Extracted data entries
'''

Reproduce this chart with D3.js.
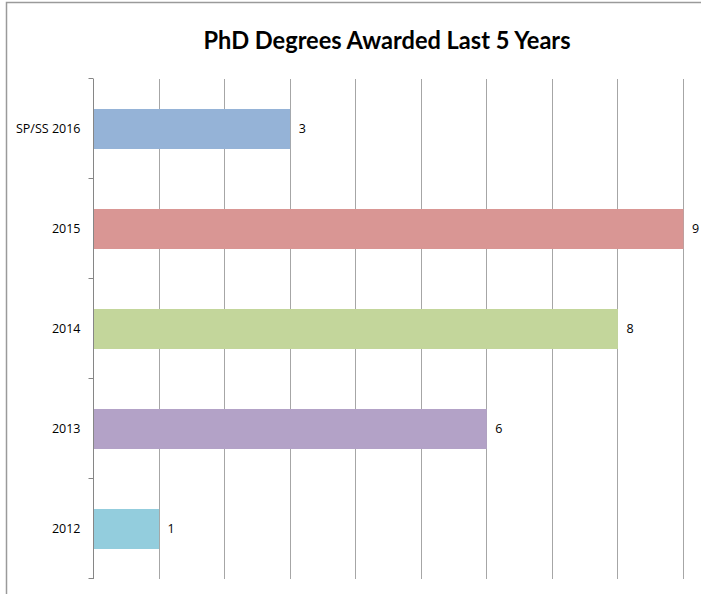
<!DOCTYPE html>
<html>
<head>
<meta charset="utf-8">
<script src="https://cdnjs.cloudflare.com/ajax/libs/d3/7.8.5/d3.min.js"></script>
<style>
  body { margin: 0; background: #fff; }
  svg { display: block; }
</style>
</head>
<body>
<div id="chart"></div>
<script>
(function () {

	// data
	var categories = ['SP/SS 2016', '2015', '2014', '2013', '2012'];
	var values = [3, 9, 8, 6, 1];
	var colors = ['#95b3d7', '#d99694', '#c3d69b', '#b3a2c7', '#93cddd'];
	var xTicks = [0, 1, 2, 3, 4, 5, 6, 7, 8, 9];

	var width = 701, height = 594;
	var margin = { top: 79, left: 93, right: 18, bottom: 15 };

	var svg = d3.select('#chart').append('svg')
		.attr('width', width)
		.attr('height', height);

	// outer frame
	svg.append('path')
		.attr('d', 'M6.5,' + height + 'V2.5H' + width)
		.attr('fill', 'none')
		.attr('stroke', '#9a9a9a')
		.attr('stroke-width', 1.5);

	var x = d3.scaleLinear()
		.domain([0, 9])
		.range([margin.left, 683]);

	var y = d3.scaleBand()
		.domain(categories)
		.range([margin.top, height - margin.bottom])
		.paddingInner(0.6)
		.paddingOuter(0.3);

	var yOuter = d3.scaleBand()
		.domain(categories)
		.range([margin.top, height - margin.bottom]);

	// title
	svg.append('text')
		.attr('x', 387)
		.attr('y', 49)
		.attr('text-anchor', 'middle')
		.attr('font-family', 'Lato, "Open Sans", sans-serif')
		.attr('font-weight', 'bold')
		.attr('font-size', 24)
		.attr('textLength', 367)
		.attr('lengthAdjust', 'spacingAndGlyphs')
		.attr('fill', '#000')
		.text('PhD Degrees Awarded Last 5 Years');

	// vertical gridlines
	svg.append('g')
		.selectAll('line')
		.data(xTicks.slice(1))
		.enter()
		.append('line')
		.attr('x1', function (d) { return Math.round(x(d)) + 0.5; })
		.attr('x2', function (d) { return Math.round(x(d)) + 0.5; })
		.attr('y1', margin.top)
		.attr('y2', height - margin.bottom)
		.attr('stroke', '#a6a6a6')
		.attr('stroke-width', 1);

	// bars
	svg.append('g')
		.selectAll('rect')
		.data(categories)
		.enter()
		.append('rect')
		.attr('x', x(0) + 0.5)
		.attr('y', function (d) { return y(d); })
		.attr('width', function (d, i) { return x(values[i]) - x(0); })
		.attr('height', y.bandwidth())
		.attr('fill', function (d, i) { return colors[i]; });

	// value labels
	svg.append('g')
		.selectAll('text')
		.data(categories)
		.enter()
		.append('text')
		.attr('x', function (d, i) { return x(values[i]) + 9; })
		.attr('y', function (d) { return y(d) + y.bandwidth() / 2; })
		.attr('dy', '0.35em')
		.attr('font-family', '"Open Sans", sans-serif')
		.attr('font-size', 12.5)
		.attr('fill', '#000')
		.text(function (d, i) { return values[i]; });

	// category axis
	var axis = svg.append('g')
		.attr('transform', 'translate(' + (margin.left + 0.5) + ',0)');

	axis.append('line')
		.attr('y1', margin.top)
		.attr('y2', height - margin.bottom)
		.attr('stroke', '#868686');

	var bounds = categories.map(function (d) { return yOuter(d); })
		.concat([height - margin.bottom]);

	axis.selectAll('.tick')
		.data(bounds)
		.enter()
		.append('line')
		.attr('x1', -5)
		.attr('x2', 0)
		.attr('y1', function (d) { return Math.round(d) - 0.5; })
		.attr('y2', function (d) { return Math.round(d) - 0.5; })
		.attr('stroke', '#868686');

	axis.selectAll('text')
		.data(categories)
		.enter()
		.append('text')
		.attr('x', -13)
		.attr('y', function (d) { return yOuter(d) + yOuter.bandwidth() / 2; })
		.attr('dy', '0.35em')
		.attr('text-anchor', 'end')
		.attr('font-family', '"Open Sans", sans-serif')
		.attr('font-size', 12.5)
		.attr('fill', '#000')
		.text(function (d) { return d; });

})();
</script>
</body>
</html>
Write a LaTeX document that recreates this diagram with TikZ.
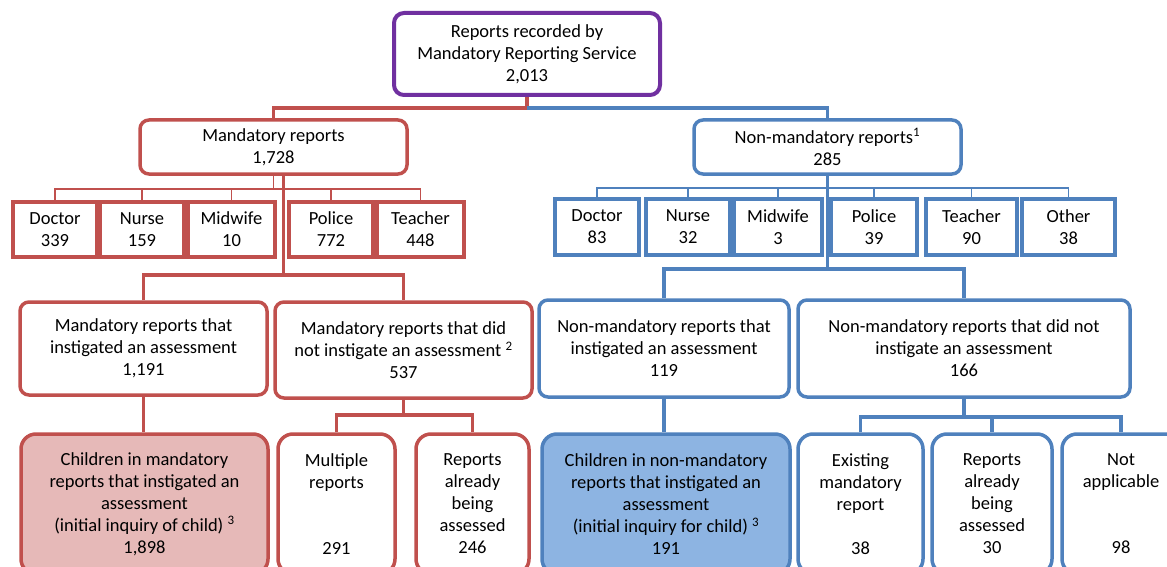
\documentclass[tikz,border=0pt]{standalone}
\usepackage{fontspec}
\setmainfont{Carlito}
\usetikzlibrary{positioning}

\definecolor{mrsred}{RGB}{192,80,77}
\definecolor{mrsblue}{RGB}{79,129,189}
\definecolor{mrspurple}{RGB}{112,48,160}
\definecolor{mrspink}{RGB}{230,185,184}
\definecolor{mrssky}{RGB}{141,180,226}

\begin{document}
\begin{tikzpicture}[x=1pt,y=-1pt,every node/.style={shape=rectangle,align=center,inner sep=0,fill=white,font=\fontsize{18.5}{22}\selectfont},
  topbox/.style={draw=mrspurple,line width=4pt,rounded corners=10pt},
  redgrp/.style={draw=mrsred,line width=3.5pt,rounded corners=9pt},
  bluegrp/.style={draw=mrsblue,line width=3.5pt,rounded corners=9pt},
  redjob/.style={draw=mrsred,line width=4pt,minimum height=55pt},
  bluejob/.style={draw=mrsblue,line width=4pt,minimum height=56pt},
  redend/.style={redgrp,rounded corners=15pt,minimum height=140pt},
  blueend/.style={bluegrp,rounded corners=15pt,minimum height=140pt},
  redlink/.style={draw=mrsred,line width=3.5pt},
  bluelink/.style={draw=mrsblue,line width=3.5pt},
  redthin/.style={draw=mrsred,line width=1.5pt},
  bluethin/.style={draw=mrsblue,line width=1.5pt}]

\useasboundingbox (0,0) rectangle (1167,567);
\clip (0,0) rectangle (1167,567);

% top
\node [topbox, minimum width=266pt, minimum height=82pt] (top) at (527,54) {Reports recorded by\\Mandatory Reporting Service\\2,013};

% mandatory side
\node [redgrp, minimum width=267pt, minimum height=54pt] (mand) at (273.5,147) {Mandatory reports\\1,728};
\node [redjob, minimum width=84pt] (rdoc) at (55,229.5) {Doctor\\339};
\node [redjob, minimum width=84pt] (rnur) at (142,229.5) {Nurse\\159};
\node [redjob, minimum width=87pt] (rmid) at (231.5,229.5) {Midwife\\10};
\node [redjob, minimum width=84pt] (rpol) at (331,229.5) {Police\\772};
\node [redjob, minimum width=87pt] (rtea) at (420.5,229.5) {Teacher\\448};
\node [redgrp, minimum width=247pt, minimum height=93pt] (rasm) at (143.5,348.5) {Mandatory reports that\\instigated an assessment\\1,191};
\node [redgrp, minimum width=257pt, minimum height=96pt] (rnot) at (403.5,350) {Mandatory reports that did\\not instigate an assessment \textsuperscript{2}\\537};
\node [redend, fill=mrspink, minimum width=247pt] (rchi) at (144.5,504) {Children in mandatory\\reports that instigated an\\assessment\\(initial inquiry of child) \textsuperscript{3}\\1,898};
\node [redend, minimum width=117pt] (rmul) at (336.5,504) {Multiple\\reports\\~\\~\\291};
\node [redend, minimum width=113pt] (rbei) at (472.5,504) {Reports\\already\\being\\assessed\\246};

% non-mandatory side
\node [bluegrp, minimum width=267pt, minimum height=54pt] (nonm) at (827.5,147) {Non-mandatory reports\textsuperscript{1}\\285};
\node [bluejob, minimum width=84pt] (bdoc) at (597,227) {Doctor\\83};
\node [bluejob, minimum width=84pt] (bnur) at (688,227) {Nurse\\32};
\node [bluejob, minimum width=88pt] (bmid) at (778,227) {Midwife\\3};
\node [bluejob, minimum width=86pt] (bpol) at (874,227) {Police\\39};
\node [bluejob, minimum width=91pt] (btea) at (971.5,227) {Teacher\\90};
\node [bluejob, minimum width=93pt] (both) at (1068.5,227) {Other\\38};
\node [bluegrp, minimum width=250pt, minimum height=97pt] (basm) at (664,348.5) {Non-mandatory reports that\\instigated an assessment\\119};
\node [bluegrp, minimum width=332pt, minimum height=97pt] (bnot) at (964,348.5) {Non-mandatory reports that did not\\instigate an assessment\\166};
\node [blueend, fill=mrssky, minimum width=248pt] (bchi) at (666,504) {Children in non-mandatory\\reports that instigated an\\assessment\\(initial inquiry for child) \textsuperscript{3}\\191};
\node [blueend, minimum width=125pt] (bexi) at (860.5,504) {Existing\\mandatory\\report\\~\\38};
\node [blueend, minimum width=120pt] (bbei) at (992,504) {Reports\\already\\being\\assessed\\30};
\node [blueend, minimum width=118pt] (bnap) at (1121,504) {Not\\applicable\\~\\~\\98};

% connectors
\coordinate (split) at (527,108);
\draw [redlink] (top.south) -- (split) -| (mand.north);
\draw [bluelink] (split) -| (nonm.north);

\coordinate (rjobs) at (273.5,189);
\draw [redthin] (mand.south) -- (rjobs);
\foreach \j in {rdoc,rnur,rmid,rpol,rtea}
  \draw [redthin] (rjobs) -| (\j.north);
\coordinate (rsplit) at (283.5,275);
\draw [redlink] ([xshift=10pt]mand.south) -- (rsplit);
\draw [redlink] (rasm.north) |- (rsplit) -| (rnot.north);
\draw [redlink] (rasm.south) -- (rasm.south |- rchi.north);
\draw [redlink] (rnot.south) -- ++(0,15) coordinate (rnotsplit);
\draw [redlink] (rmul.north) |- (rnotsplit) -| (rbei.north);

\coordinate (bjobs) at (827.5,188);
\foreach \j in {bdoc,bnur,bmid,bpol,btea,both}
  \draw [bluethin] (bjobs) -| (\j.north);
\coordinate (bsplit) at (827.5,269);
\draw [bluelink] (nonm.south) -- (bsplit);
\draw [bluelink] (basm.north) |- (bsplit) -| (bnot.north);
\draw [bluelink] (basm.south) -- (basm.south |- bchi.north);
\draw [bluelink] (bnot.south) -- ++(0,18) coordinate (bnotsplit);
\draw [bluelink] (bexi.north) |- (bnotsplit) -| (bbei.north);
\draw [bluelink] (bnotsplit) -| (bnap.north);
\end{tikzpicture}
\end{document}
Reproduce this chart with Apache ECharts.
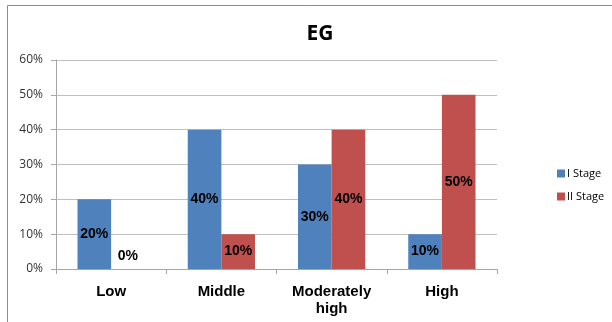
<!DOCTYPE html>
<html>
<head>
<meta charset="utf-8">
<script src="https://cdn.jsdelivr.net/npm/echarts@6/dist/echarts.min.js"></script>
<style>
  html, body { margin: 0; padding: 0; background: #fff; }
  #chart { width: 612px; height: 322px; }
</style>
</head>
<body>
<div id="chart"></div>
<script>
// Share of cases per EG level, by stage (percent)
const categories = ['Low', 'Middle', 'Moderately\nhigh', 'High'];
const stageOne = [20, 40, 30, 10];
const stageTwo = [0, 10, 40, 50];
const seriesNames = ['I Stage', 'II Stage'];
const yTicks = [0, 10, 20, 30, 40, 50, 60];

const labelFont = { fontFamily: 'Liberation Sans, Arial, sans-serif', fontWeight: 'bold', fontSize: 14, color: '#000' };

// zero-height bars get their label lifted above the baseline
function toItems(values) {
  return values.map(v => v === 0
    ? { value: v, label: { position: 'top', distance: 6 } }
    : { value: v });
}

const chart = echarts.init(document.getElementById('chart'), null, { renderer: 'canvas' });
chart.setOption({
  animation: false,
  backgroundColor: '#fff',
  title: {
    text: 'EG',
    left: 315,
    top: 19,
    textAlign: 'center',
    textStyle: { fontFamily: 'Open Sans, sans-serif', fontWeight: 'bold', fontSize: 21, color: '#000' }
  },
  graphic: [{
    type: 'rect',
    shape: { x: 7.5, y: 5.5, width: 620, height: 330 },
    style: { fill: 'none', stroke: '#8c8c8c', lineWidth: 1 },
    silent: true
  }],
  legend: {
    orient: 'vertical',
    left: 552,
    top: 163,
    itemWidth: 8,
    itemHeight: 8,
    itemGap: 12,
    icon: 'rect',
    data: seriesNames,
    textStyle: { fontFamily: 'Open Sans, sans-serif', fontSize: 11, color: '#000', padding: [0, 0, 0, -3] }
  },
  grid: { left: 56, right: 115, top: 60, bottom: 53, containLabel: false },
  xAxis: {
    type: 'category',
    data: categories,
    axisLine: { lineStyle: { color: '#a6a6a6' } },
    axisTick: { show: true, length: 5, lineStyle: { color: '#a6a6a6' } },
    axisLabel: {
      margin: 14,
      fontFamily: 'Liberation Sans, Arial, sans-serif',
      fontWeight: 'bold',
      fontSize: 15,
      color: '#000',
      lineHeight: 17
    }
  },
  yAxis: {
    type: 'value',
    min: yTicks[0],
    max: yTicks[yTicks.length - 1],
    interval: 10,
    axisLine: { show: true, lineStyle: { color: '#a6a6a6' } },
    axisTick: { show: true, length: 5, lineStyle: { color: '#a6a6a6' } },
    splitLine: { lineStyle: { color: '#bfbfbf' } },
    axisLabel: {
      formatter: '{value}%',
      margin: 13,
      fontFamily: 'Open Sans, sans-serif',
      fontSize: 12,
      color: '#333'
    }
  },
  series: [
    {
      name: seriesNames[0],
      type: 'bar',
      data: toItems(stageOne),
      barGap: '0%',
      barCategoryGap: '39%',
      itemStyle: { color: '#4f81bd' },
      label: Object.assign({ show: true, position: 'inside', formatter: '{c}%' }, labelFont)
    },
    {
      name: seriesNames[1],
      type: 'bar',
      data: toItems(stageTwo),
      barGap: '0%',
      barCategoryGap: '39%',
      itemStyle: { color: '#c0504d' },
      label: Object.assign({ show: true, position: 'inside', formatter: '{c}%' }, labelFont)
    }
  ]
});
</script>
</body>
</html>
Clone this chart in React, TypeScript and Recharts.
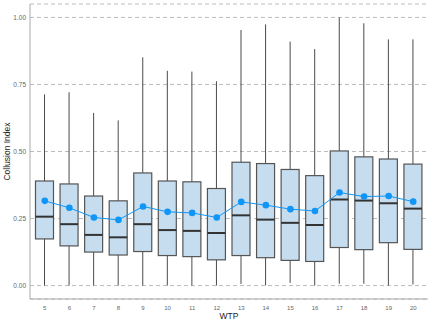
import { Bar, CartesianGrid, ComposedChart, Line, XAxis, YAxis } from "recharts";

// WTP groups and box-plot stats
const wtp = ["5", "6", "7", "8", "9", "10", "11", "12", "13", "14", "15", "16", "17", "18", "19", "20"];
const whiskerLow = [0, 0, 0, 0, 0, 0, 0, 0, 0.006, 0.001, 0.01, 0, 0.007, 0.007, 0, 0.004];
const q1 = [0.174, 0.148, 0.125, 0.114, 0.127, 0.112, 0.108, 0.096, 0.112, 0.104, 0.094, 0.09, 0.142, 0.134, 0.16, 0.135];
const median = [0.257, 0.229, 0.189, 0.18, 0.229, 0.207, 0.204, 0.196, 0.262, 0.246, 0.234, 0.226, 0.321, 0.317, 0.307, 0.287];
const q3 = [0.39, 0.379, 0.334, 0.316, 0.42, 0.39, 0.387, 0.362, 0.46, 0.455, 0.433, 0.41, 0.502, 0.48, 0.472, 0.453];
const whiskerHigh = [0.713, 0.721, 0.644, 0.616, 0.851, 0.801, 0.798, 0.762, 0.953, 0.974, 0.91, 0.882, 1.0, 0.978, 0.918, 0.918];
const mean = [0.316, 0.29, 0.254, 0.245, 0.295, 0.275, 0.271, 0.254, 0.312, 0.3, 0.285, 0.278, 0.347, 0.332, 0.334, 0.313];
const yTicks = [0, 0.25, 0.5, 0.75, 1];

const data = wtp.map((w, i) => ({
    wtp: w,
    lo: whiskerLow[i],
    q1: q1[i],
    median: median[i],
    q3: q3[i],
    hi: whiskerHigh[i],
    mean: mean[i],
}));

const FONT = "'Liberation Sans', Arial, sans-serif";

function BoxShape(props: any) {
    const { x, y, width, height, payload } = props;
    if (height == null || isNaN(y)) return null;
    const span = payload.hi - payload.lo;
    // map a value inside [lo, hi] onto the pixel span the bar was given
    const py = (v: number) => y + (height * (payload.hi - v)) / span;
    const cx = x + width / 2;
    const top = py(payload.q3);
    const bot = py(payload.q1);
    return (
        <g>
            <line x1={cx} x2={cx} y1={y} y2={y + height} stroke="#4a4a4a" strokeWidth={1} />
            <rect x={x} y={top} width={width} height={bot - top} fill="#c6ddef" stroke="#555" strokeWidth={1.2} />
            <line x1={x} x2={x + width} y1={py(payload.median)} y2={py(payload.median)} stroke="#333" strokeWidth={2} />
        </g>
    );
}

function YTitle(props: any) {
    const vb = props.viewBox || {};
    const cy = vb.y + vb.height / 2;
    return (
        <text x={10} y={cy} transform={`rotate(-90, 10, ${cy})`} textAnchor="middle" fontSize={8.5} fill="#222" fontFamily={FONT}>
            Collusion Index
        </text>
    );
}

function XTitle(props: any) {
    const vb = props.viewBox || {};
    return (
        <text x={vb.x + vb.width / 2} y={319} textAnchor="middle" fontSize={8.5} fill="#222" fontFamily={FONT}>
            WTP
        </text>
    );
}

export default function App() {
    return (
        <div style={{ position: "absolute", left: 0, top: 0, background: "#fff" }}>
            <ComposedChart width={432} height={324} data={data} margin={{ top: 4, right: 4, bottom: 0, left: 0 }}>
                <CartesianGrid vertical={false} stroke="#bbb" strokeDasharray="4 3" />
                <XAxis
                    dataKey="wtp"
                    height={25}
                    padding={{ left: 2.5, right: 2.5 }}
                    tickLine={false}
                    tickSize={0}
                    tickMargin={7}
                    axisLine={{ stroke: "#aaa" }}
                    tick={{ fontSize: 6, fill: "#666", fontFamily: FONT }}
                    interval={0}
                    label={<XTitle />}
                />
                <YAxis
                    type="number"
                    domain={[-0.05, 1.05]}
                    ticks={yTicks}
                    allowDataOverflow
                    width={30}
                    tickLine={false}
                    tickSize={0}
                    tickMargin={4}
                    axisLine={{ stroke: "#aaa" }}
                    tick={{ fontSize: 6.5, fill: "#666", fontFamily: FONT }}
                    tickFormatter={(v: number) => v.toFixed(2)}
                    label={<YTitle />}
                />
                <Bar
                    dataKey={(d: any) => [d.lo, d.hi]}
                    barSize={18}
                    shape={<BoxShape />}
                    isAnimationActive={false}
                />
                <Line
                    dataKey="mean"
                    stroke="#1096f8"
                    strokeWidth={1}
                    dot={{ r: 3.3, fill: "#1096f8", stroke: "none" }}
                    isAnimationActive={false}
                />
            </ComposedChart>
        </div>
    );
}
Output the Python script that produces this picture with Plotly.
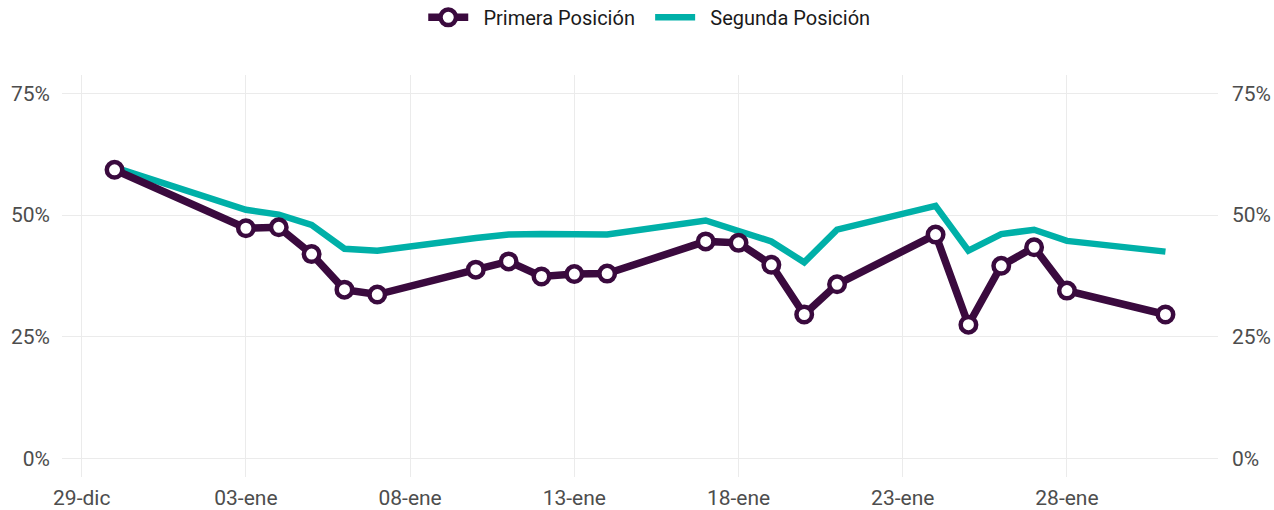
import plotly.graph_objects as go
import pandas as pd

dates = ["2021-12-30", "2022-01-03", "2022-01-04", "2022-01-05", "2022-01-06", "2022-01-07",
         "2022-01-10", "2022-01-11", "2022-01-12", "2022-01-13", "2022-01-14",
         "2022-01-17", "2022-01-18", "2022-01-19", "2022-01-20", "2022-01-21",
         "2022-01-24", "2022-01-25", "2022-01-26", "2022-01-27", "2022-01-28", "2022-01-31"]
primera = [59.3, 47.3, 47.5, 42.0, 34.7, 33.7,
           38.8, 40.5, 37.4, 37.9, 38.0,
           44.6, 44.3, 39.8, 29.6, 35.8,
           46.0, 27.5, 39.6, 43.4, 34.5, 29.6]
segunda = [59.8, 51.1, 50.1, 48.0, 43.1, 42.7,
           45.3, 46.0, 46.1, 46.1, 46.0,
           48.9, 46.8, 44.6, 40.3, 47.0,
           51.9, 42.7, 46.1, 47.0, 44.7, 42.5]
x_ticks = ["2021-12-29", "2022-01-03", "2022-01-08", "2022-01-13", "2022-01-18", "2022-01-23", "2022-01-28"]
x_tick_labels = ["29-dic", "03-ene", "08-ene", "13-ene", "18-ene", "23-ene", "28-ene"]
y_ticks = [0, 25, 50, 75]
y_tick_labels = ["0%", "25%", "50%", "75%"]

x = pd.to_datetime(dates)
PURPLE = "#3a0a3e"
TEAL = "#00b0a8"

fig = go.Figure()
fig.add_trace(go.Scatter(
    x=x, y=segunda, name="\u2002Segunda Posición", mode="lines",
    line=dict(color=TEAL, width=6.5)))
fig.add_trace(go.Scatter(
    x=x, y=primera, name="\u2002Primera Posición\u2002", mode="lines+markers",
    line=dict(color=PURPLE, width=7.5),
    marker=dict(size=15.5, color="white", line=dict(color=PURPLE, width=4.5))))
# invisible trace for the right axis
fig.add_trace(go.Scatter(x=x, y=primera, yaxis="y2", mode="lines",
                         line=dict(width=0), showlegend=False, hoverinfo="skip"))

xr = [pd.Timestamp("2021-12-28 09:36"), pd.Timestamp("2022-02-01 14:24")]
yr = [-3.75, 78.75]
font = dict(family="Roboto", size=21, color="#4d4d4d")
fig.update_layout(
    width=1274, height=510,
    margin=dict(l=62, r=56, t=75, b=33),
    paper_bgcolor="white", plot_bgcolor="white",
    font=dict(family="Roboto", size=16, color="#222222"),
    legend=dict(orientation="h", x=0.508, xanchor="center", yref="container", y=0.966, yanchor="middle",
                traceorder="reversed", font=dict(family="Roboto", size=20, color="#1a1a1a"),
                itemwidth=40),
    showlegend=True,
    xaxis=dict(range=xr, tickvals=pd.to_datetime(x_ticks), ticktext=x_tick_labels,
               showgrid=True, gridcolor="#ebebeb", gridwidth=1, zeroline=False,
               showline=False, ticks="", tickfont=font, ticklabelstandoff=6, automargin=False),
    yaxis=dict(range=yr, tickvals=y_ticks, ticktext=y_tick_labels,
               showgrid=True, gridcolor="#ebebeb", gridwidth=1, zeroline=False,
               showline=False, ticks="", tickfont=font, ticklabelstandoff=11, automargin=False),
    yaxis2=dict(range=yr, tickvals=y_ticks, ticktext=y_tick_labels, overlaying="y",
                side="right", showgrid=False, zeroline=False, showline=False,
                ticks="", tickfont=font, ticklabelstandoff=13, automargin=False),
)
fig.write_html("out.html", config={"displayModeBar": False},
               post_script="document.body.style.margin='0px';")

'''

Problem details: Pictures stay out: repeat exactly only the lines from the one with "Output the Python" through the one with "import pandas as pd".

Correct output:
Output the Python script that produces this picture with Plotly.
import plotly.graph_objects as go
import pandas as pd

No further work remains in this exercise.